Zuhause angekommen sprang ich erstmal unter die Dusche und musste feststellen, dass meine Beine unterhalb der Knie (vor allem an den Knöcheln) völlig von Mücken zerbissen sind. Diese Stiche und Bisse jucken nun fortwährend und werden mich zumindest die ersten Tage dieser Woche fast ebenso nachdrücklich wie die Bilder an diese Donautour erinnern, die – bis auf die Moskitos und das einsetzende schlechte Wetter – eine rundum schöne Tour war. Ich glaube, dass mir der Regen nicht besonders viel ausgemacht hätte, wenn ich nicht kurz vorher vom Kampf mit den Plagegeistern so entnervt gewesen wäre. Zudem war vermutlich mein insgeheimes Ziel endlich einmal diese bedrohlichen Schwälle auf der zweiten Etappe erfolgreich zu meistern just in dem Moment befriedigt als der Regen einsetzte.
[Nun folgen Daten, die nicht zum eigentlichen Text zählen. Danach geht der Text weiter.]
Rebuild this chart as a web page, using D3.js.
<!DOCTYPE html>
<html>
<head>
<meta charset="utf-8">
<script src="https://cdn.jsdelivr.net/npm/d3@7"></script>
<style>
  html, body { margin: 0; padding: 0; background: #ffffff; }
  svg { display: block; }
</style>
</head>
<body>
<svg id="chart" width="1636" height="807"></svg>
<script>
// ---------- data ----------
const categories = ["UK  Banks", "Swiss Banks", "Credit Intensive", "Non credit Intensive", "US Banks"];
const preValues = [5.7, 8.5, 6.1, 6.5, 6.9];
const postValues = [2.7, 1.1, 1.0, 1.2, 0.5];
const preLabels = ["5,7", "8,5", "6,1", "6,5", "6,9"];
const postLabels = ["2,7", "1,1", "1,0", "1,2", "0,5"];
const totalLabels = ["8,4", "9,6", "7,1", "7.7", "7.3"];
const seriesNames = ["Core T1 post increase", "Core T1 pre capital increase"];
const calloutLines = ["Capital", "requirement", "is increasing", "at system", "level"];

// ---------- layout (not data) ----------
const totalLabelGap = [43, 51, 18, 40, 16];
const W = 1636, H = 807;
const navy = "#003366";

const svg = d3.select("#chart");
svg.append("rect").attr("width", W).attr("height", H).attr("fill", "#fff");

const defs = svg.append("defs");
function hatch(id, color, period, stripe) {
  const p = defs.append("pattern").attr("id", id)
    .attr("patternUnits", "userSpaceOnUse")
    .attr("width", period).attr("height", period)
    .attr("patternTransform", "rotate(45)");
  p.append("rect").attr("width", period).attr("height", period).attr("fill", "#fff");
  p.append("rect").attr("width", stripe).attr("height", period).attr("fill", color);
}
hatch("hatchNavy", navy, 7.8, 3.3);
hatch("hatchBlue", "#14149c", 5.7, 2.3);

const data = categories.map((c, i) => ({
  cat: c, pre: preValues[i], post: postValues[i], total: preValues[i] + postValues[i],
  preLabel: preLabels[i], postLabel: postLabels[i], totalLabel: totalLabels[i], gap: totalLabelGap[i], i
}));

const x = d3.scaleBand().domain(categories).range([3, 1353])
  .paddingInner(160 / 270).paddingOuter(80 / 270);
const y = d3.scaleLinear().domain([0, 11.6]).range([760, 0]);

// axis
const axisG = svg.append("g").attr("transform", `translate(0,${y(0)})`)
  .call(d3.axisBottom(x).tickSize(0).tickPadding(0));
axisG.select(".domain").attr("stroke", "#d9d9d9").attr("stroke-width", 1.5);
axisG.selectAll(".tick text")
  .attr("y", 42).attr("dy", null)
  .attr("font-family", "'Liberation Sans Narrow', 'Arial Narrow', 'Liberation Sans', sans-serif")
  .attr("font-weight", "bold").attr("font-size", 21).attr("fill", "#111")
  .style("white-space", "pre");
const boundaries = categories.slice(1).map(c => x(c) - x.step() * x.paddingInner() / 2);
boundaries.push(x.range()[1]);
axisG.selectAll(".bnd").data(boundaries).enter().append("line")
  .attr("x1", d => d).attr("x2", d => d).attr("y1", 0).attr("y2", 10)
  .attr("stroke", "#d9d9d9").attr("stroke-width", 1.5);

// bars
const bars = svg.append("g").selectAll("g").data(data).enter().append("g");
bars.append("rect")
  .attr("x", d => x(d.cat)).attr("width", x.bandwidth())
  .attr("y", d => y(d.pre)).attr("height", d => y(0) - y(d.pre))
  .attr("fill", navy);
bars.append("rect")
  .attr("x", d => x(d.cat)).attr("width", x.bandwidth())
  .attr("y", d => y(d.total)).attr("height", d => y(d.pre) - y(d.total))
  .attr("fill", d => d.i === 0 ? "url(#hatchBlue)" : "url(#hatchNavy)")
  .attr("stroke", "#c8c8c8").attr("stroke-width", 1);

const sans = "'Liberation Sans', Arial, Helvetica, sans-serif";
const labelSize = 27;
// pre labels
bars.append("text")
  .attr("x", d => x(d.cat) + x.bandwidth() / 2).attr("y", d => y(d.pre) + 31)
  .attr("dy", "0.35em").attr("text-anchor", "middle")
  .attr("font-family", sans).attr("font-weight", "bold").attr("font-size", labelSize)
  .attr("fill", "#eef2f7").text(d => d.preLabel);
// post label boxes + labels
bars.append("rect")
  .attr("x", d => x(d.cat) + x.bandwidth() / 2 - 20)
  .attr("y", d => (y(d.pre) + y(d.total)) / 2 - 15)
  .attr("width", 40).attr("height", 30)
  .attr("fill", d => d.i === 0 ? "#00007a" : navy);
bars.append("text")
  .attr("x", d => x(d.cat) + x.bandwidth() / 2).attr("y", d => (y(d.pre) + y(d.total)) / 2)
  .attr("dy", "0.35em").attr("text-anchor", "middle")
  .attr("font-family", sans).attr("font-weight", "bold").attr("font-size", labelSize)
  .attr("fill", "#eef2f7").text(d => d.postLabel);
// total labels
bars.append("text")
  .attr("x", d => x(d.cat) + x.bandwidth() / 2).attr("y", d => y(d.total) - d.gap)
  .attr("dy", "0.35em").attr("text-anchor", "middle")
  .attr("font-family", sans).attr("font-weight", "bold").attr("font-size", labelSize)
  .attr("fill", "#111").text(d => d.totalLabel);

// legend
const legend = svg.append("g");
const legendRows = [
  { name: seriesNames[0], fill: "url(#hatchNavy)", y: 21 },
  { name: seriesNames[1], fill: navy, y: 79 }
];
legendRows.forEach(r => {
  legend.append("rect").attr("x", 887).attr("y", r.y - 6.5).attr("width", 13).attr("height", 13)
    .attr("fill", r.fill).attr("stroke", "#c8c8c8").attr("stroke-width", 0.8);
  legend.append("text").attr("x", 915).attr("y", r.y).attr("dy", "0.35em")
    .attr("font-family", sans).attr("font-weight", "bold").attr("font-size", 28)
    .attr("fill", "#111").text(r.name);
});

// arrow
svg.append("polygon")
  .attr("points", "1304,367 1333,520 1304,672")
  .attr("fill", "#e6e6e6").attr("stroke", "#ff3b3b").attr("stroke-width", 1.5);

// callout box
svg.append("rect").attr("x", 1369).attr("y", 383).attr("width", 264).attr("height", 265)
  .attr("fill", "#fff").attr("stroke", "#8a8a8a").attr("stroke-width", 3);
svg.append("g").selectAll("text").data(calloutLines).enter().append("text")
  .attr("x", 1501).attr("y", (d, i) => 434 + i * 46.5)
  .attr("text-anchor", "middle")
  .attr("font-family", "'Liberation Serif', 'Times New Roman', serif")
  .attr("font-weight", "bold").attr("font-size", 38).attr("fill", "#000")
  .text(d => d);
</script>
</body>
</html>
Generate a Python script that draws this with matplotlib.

Im nächsten Jahr werde ich die Donautour erstmal nicht mehr im Vereinsprogramm ankündigen. Wenn sich einige Interessierte finden können wir sie ja spontan an einem Juni/Juli-Wochenende privat realisieren. Im Solocanadier (oder auch Tandem mit einem ausdauernden Paddelpartner) könnte ich mir überdies vorstellen, die Strecke Sigmaringen-Riedlingen mit früherem Start und ohne Gepäckberge problemlos selbst mit Pausen an einem Tag zu bewältigen. Auch das scheint mir eine denkbare Alternative (vor allem als Spontanaktion bei Hochwasser). Gleichwohl hat gerade die Übernachtung auf freiem Feld ihren eigenen Reiz wenn nur die Wetterentwicklung nun nicht schon zum zweiten Mal so ungünstig verlaufen wäre.